§ **RECORDS FOR PROCESSING**:

↓

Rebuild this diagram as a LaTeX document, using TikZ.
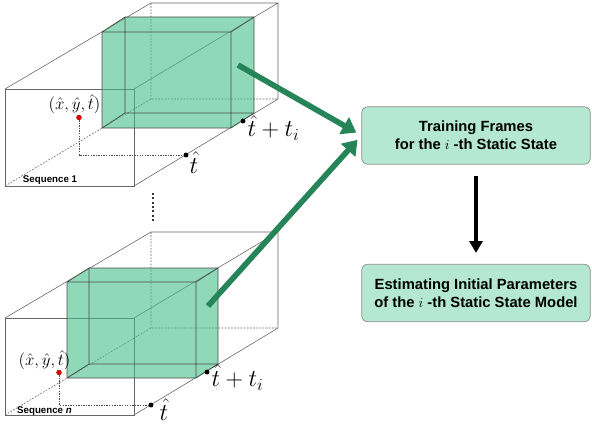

↑
↓

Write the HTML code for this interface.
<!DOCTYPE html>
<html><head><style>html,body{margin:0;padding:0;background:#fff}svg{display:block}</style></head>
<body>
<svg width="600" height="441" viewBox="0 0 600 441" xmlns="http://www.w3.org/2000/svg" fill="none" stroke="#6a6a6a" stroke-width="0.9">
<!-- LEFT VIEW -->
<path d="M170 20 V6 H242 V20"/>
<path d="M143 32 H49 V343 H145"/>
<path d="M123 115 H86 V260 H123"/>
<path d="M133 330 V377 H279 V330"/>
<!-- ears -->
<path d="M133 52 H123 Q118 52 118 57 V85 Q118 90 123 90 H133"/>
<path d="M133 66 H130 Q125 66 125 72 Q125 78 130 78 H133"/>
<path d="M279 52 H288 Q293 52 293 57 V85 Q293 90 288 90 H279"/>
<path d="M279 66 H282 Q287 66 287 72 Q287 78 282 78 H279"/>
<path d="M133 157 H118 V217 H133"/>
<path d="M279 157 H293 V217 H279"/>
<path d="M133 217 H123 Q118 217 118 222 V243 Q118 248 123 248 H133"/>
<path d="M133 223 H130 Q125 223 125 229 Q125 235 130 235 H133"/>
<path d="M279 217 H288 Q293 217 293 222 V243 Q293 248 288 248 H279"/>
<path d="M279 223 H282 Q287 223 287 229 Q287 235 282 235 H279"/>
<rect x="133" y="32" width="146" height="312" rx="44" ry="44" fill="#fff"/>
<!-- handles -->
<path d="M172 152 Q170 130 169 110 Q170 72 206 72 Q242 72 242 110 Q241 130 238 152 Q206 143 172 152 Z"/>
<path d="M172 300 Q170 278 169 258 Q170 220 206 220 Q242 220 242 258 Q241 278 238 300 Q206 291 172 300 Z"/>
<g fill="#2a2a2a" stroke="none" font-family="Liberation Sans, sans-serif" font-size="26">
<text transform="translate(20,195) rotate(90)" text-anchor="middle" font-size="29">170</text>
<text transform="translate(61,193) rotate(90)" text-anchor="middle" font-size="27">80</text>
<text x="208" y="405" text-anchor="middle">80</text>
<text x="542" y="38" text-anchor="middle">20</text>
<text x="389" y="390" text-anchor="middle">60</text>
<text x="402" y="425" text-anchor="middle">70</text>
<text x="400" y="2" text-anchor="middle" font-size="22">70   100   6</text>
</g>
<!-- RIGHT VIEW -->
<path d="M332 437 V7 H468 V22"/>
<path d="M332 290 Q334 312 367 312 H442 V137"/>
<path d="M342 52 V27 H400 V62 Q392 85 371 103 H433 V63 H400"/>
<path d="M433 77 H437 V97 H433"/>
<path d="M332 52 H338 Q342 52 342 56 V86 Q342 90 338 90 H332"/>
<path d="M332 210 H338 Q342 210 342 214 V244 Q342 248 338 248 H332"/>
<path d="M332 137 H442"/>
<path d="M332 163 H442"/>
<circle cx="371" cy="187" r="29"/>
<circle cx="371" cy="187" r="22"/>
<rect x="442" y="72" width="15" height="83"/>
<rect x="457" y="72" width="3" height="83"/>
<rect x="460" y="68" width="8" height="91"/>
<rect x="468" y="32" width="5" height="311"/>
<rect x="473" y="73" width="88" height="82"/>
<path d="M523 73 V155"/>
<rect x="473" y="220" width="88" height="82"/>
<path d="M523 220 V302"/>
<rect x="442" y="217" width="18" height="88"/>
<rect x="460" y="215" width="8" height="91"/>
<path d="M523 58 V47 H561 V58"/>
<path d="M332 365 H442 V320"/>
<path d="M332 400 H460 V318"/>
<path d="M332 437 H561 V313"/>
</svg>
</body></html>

↑

§ **EXERCISE OBJECTIVE**: Copy each line of the listing that includes "this".

§ **EXERCISE ANSWER**:
Rebuild this diagram as a LaTeX document, using TikZ.
Write the HTML code for this interface.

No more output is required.